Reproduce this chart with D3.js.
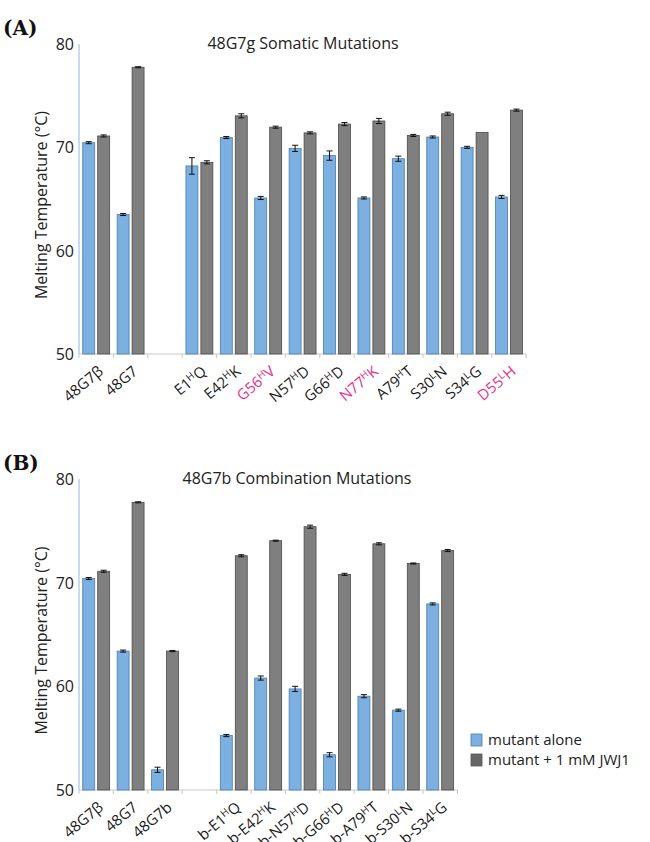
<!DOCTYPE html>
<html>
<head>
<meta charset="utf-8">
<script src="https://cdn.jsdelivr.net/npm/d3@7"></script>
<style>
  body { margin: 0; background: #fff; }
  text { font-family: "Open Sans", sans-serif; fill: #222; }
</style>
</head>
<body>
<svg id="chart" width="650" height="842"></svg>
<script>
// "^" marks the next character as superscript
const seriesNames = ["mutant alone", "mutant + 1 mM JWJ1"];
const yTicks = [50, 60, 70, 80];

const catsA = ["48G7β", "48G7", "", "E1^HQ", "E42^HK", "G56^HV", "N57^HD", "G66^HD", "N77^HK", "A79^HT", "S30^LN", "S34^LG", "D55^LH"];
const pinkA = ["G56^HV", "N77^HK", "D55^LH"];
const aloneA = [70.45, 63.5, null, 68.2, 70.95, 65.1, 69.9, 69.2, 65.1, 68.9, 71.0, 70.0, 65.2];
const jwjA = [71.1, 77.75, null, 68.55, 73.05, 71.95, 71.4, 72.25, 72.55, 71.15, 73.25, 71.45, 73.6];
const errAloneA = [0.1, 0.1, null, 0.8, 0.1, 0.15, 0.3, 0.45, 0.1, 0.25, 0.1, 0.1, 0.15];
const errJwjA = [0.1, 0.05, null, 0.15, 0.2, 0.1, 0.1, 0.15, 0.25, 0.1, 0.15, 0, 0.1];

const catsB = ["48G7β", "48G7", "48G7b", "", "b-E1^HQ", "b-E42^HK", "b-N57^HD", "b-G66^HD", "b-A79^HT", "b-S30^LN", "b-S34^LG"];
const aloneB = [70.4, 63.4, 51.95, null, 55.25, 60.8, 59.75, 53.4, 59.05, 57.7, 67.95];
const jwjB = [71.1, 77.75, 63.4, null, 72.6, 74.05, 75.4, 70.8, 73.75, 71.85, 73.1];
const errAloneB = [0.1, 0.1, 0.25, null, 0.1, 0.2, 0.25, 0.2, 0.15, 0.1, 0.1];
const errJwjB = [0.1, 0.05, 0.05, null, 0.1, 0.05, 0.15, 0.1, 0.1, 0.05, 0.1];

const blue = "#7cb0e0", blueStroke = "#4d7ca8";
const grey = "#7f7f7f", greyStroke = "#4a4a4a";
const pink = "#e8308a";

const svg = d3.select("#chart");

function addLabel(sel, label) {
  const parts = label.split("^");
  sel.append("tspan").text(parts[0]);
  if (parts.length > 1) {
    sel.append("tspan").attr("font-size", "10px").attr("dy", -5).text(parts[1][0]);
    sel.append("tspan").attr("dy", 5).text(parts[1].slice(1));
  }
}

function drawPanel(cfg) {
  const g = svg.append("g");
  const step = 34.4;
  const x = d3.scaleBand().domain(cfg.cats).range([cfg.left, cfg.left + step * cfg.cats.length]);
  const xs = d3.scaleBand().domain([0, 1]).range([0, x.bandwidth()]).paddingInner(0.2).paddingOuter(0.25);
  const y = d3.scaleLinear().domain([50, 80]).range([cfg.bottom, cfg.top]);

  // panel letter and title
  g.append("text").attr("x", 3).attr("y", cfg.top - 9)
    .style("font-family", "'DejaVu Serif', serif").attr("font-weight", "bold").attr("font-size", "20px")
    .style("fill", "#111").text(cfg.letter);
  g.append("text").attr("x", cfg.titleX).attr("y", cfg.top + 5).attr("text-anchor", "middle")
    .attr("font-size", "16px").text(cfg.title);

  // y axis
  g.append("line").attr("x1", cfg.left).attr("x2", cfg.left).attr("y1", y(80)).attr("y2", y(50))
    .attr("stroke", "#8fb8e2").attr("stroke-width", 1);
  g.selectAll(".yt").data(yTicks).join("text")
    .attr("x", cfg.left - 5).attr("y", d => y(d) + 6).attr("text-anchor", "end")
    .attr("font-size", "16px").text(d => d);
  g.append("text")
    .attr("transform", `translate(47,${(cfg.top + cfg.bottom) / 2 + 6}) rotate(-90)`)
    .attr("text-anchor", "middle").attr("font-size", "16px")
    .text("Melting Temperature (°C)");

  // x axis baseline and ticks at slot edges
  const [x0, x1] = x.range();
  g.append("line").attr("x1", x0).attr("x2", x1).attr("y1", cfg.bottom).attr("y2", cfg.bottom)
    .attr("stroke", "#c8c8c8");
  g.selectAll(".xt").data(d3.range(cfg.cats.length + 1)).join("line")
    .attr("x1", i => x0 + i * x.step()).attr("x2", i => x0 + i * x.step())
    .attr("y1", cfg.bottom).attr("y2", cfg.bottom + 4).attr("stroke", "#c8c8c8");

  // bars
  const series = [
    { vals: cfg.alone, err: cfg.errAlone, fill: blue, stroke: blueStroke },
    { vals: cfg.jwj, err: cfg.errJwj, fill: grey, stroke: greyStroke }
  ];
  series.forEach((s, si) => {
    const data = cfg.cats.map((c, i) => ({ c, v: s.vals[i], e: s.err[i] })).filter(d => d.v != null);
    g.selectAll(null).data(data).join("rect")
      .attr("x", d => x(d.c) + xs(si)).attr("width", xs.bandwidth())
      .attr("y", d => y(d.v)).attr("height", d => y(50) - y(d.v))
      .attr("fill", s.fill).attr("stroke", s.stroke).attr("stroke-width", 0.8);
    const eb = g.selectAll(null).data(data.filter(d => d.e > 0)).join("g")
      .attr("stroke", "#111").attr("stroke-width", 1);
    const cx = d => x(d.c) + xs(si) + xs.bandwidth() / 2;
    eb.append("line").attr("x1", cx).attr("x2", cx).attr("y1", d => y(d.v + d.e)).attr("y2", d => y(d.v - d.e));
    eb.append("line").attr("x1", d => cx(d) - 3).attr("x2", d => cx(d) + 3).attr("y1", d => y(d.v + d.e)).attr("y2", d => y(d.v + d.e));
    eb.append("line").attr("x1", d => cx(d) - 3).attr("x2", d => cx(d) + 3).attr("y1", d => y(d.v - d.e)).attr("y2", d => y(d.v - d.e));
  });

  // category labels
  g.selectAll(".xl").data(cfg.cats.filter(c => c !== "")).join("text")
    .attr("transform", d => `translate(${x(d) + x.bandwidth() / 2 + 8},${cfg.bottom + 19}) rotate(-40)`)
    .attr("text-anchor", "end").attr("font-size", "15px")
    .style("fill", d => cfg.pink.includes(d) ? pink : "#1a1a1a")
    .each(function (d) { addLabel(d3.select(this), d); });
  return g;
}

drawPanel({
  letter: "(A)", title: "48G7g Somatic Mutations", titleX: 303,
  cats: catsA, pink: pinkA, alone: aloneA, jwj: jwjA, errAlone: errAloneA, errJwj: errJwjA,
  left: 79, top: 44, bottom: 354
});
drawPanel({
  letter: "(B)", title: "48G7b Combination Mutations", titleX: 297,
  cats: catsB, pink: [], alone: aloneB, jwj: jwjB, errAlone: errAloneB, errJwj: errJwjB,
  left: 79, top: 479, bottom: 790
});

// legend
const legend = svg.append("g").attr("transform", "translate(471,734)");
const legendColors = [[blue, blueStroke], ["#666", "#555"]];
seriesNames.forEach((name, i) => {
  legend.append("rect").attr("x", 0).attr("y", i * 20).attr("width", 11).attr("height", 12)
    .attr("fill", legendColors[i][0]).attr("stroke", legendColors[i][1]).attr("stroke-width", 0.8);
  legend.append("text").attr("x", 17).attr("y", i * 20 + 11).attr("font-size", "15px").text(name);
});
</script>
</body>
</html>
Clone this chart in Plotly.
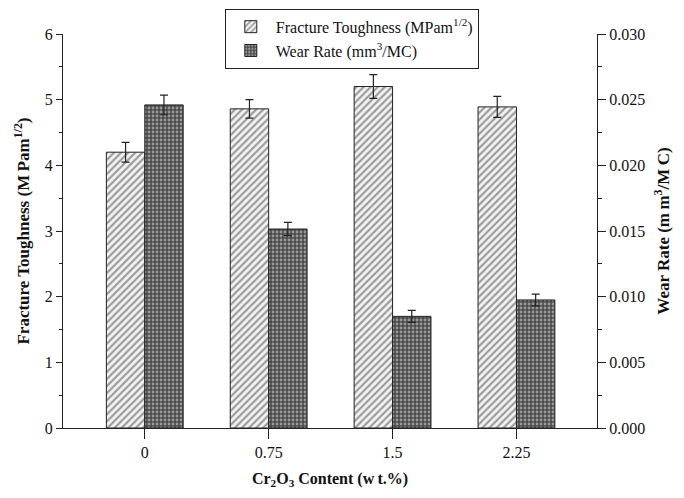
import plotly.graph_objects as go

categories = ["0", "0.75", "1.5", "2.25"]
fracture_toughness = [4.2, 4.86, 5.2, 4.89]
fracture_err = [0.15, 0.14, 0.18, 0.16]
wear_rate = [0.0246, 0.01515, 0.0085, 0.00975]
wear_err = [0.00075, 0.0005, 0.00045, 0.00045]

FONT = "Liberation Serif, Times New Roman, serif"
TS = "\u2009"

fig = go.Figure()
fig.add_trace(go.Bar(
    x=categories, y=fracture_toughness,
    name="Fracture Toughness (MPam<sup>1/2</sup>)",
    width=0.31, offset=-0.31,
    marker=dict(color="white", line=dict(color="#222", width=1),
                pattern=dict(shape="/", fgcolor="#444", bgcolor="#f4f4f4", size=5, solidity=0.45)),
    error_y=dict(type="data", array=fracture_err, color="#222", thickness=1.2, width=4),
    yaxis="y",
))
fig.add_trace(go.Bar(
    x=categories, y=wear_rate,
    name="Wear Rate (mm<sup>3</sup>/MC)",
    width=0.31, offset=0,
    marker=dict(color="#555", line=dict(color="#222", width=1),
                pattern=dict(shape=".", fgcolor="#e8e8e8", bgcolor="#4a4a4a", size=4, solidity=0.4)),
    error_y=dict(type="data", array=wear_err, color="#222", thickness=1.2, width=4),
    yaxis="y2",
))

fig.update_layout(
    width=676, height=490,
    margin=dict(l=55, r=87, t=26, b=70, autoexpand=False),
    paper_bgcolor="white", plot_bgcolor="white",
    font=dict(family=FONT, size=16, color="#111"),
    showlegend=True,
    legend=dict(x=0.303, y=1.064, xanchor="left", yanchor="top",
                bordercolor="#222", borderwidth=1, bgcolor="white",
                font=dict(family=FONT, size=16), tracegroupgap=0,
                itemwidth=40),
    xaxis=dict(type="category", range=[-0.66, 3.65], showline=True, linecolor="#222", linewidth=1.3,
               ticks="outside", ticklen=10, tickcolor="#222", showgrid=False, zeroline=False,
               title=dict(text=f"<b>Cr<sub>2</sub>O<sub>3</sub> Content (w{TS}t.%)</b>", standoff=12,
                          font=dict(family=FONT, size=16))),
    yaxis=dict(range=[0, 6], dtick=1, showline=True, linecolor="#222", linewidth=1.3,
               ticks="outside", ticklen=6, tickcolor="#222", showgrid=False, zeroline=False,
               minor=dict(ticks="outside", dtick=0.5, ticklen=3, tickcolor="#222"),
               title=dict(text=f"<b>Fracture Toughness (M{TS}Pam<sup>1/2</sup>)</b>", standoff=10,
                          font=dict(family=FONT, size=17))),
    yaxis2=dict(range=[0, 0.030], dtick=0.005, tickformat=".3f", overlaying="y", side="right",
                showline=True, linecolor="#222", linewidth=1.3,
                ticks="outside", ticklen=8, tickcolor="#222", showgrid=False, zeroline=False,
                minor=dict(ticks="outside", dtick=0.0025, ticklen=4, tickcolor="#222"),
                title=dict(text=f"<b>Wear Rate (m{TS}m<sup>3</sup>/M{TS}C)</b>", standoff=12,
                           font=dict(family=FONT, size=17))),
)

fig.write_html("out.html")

• _Written problem_
Pick out the lines that have the word "this". Copy them all.

• _Result_
Reproduce this chart with D3.js.
    .each(function (d) { addLabel(d3.select(this), d); });
Clone this chart in Plotly.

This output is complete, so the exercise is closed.